Samedi 4 octobre… Le calme de l’appartement de Marion. La cuisine, le salon, la terrasse, la salle de bain, nos chambres…beaucoup de temps à lire sur le canapé avec une tasse de thé. Les repas partagé, à discuter, à blaguer. Les différentes sauces accompagnant le riz ou les pates…les feuilles de briques…mes spécialités improvisées. J’aime cette appartement. Je m’y sens bien. Et demain, je dois partir. La maman de Marion vient passer des vacances à Granada. Mais ne vous inquiétez pas, je sais où je vais…Aujourd’hui encore, les plaisir de la vie quotidienne se repète. Nous mangeons, nous lisons, nous dormons… Nous sortons tard de l’appartement. Nous arrivons à la fin du concert de flamenco. Je profite du rappel où Pressy danse. C’est rigolo de la voir danser. Elle a un style particulier, beaucoup en force avec de la tension dans les épaules. Nous retrouvons Gou et Xuti. Ils nous racontons leur nuit. Réveil à l’aurore par le propriétaire qui leur demande de partir. Ils expliquent leur situation… » De toute façon les travaux commencent dans une semaine ! » La faute a pas de chance. Bref ils sont là avec leur sac. Francesco et Vesu sont là aussi, ils ont trouvé un petit chat malade dans la rue. Ils rentrent tôt pour le rechauffer. Nous restons à danser. Nous allons à Eshavira. Marion leurs propose de les accueillir. Ils nous suivent. Nous mangeons. Matelats installés, repos bien mérité.

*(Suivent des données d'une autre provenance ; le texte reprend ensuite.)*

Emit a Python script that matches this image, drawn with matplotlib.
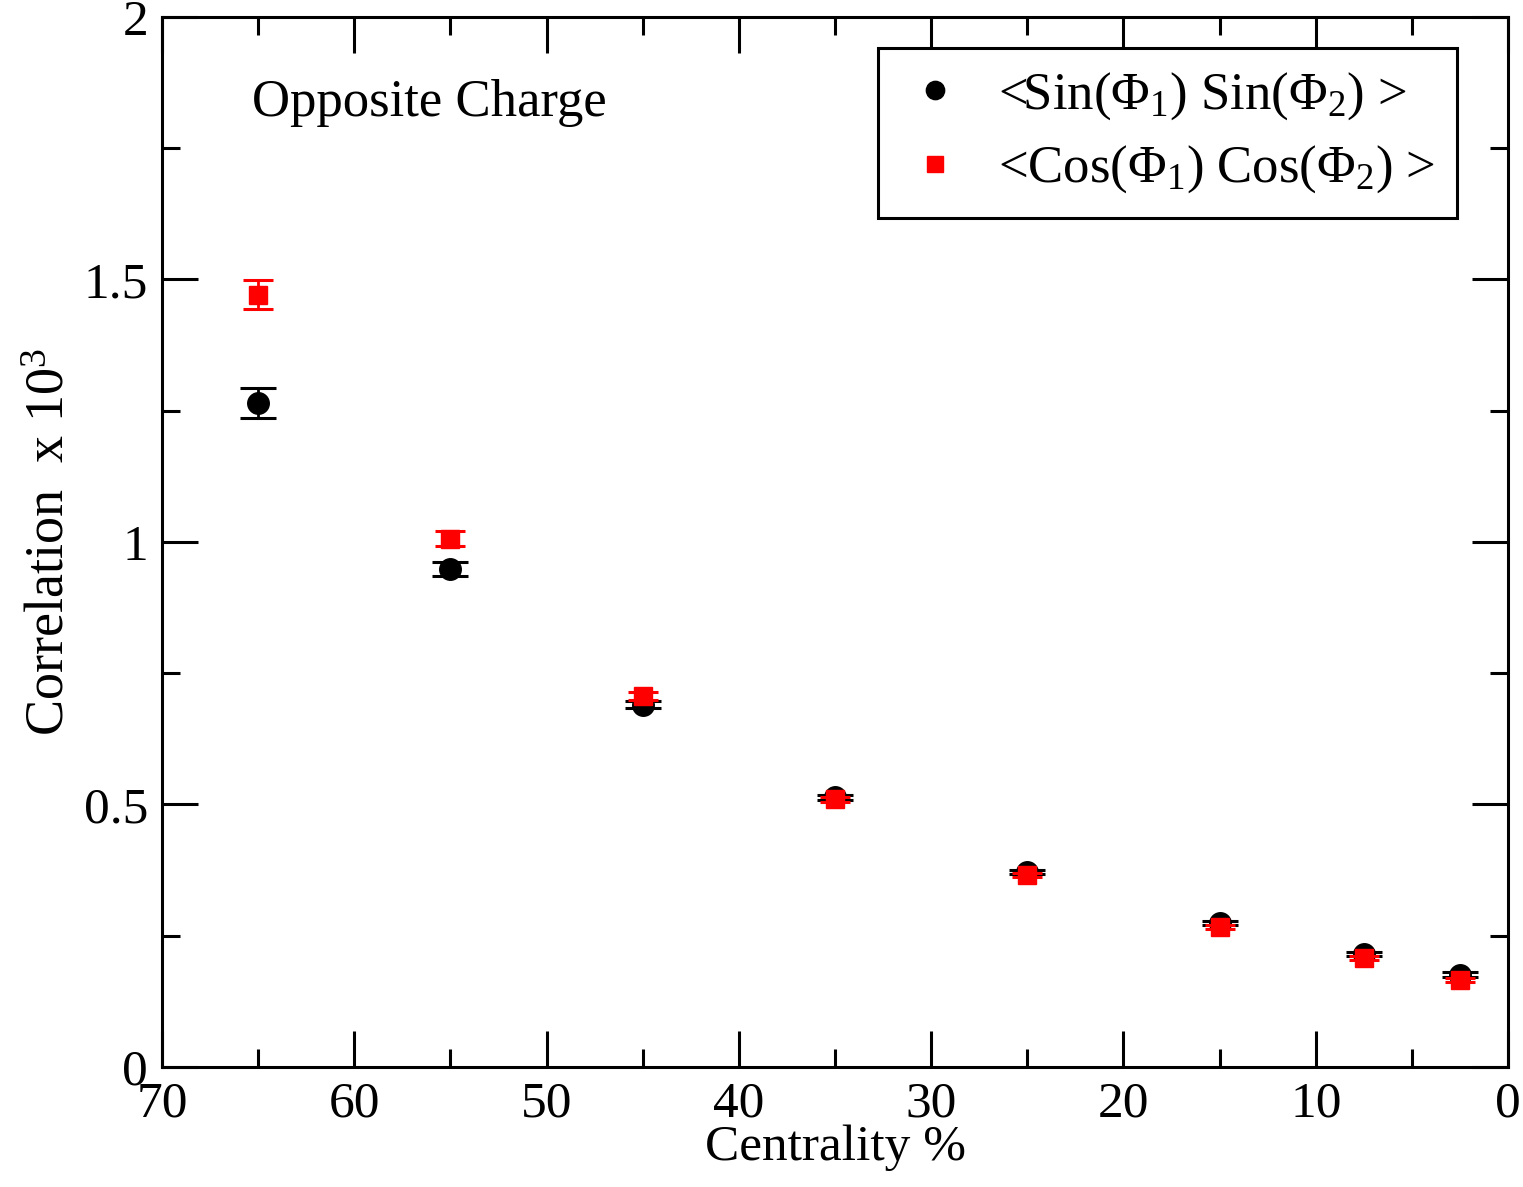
import matplotlib
matplotlib.use("Agg")
import matplotlib.pyplot as plt
from matplotlib.ticker import MultipleLocator

plt.rcParams['font.family'] = ['Liberation Serif', 'DejaVu Serif']
plt.rcParams['mathtext.fontset'] = 'custom'
plt.rcParams['mathtext.rm'] = 'Liberation Serif'
plt.rcParams['mathtext.it'] = 'Liberation Serif:italic'
plt.rcParams['mathtext.bf'] = 'Liberation Serif:bold'

centrality = [65, 55, 45, 35, 25, 15, 7.5, 2.5]
sin_vals = [1.265, 0.948, 0.690, 0.514, 0.372, 0.275, 0.215, 0.176]
sin_errs = [0.028, 0.013, 0.007, 0.005, 0.004, 0.004, 0.004, 0.004]
cos_vals = [1.471, 1.006, 0.707, 0.510, 0.366, 0.267, 0.207, 0.166]
cos_errs = [0.028, 0.014, 0.008, 0.005, 0.004, 0.004, 0.004, 0.004]

fig = plt.figure(figsize=(15.23, 11.87), dpi=100)
ax = fig.add_axes([0.1064, 0.1011, 0.8838, 0.8846])

c1 = ax.errorbar(centrality, sin_vals, yerr=sin_errs, fmt='o', color='black', ms=15.5,
                 capsize=13, elinewidth=2, capthick=2.2, zorder=3)
c2 = ax.errorbar(centrality, cos_vals, yerr=cos_errs, fmt='s', color='red', ms=13,
                 capsize=11, elinewidth=2, capthick=2.2, zorder=4)

ax.set_xlim(70, 0)
ax.set_ylim(0, 2)
ax.xaxis.set_major_locator(MultipleLocator(10))
ax.xaxis.set_minor_locator(MultipleLocator(5))
ax.yaxis.set_minor_locator(MultipleLocator(0.25))
ax.set_yticks([0, 0.5, 1, 1.5, 2])
ax.set_yticklabels(['0', '0.5', '1', '1.5', '2'])

ax.tick_params(which='both', direction='in', top=True, right=True, labelsize=37, width=2.2)
ax.tick_params(which='major', length=26, pad=10)
ax.tick_params(which='minor', length=13)
for s in ax.spines.values():
    s.set_linewidth(2.2)

ax.set_xlabel('Centrality %', fontsize=37, labelpad=-2)
ax.set_ylabel(r'Correlation  x 10$^{3}$', fontsize=39, labelpad=6)

ax.text(0.067, 0.918, 'Opposite Charge', transform=ax.transAxes, fontsize=38,
        ha='left', va='center')

labels = [r'<Sin($\Phi_{1}$) Sin($\Phi_{2}$) >', r'<Cos($\Phi_{1}$) Cos($\Phi_{2}$) >']
leg = ax.legend([c1[0], c2[0]], labels, loc='upper left', bbox_to_anchor=(0.532, 0.9705),
                fontsize=38, frameon=True, fancybox=False, edgecolor='black', framealpha=1,
                handletextpad=0.55, borderpad=0.42, labelspacing=0.42, handlelength=1.3,
                borderaxespad=0, markerscale=0.85)
leg.get_frame().set_linewidth(2.2)

fig.savefig('out.png', dpi=100)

Dimanche 5 octobre… Réveil flottant sur l’oreillet. Difficulté à décoller. Petit déjeuner… les amis nous quittent. Je finis Monique Wittig. Je regarde un film. Je finis mon sac. Le remettre sur le dos, impression de long départ. Quitter un lieu me rend nostalgique. Souvenirs des mouvements, des circuits quotidiens, attachements aux mûrs. Ils sont pleins d’histoires à qui sait les entendre… Arriver dans la rue. Une nouvelle étape s’ouvre. Nouvelle appartement. Chez Francesco et Vesu.